◆ WHAT IS REQUIRED ◆
Tally the lines below that contain the word "chart", and give only that number.

** BEGIN **

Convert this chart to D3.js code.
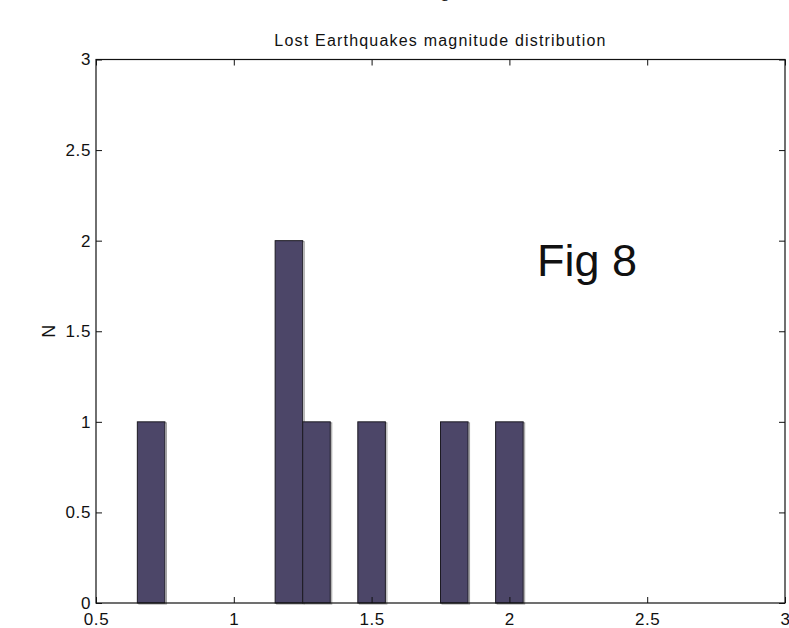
<!DOCTYPE html>
<html>
<head>
<meta charset="utf-8">
<title>Lost Earthquakes magnitude distribution</title>
<style>
  body { margin: 0; background: #fff; }
  svg text { font-family: "Liberation Sans", Arial, Helvetica, sans-serif; fill: #111; }
</style>
</head>
<body>
<div id="chart"></div>
<script src="https://cdn.jsdelivr.net/npm/d3@7/dist/d3.min.js"></script>
<script>
// histogram bins (centres) and counts
var binCenters = [0.7, 0.8, 0.9, 1.0, 1.1, 1.2, 1.3, 1.4, 1.5, 1.6, 1.7, 1.8, 1.9, 2.0];
var counts     = [1,   0,   0,   0,   0,   2,   1,   0,   1,   0,   0,   1,   0,   1];
var binWidth = 0.1;
var xTicks = [0.5, 1, 1.5, 2, 2.5, 3];
var yTicks = [0, 0.5, 1, 1.5, 2, 2.5, 3];

var width = 789, height = 628;
var plotL = 96, plotR = 785, plotT = 59.5, plotB = 603;

var svg = d3.select("#chart").append("svg")
    .attr("width", width)
    .attr("height", height);

var x = d3.scaleLinear().domain([0.5, 3]).range([plotL, plotR]);
var y = d3.scaleLinear().domain([0, 3]).range([plotB, plotT]);

// cut-off caption from page above
svg.append("text")
    .attr("x", 442).attr("y", -3)
    .style("font-family", "Liberation Serif, serif")
    .style("font-style", "italic")
    .style("font-size", "18px")
    .text("g");

// bars (with faint grey shadow like the scan)
var bins = binCenters.map(function(c, i) { return { x0: c - binWidth / 2, x1: c + binWidth / 2, n: counts[i] }; });

svg.append("g").selectAll("rect.shadow")
    .data(bins).enter().append("rect")
    .attr("class", "shadow")
    .attr("x", function(d) { return x(d.x0) + 1.5; })
    .attr("y", function(d) { return y(d.n) + 1; })
    .attr("width", function(d) { return x(d.x1) - x(d.x0); })
    .attr("height", function(d) { return y(0) - y(d.n); })
    .attr("fill", "none")
    .attr("stroke", "#9a9a9a")
    .attr("stroke-width", 1);

svg.append("g").selectAll("rect.bar")
    .data(bins).enter().append("rect")
    .attr("class", "bar")
    .attr("x", function(d) { return x(d.x0); })
    .attr("y", function(d) { return y(d.n); })
    .attr("width", function(d) { return x(d.x1) - x(d.x0); })
    .attr("height", function(d) { return y(0) - y(d.n); })
    .attr("fill", "#4c4668")
    .attr("stroke", "#1c1a22")
    .attr("stroke-width", 1);

// axes box
svg.append("rect")
    .attr("x", plotL).attr("y", plotT)
    .attr("width", plotR - plotL).attr("height", plotB - plotT)
    .attr("fill", "none")
    .attr("stroke", "#111")
    .attr("stroke-width", 1.2);

var tickLen = 6;

svg.append("g")
    .attr("transform", "translate(0," + plotB + ")")
    .call(d3.axisBottom(x).tickValues(xTicks).tickSizeInner(-tickLen).tickSizeOuter(0).tickPadding(10)
        .tickFormat(d3.format("")));
svg.append("g")
    .attr("transform", "translate(0," + plotT + ")")
    .call(d3.axisTop(x).tickValues(xTicks).tickSizeInner(-tickLen).tickSizeOuter(0).tickFormat(""));
svg.append("g")
    .attr("transform", "translate(" + plotL + ",0)")
    .call(d3.axisLeft(y).tickValues(yTicks).tickSizeInner(-tickLen).tickSizeOuter(0).tickPadding(5)
        .tickFormat(d3.format("")));
svg.append("g")
    .attr("transform", "translate(" + plotR + ",0)")
    .call(d3.axisRight(y).tickValues(yTicks).tickSizeInner(-tickLen).tickSizeOuter(0).tickFormat(""));

svg.selectAll(".domain").remove();
svg.selectAll(".tick line").attr("stroke", "#111");
svg.selectAll(".tick text")
    .style("font-family", "Liberation Sans, Arial, sans-serif")
    .style("font-size", "17px")
    .style("letter-spacing", "0.6px")
    .attr("fill", "#111");

// title
svg.append("text")
    .attr("x", (plotL + plotR) / 2).attr("y", 46)
    .attr("text-anchor", "middle")
    .style("font-size", "16px")
    .style("letter-spacing", "1.2px")
    .text("Lost Earthquakes magnitude distribution");

// y label
svg.append("text")
    .attr("transform", "translate(55," + ((plotT + plotB) / 2) + ") rotate(-90)")
    .attr("text-anchor", "middle")
    .style("font-size", "18px")
    .text("N");

// annotation
svg.append("text")
    .attr("x", 537).attr("y", 276)
    .style("font-size", "45px")
    .style("font-weight", "300")
    .text("Fig 8");
</script>
</body>
</html>
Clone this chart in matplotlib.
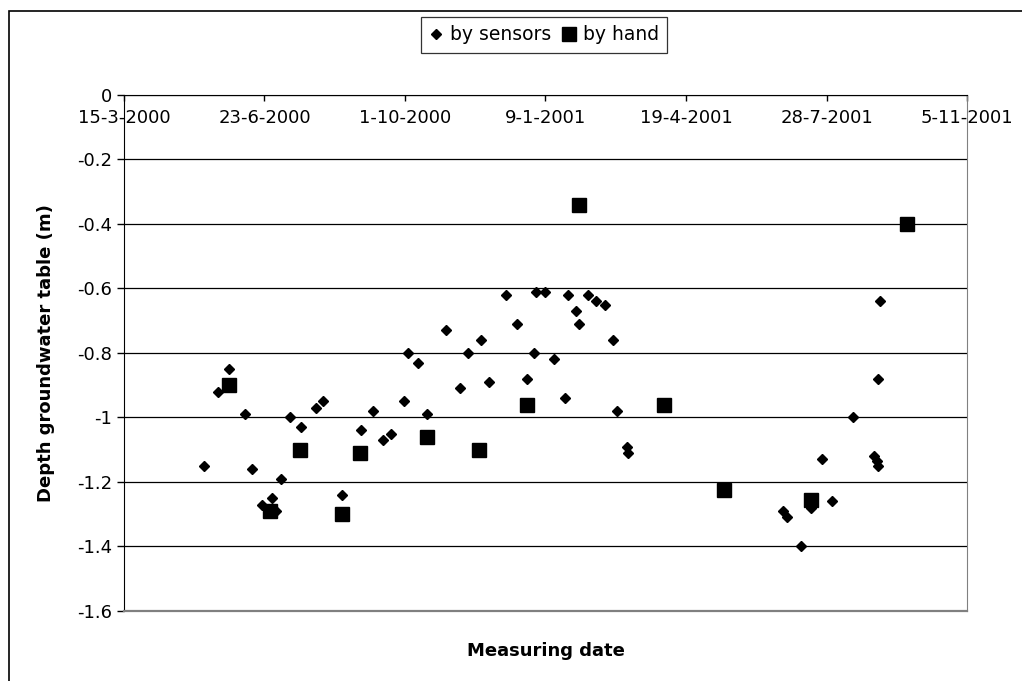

** END **

◆ EXERCISE RESULT ◆
4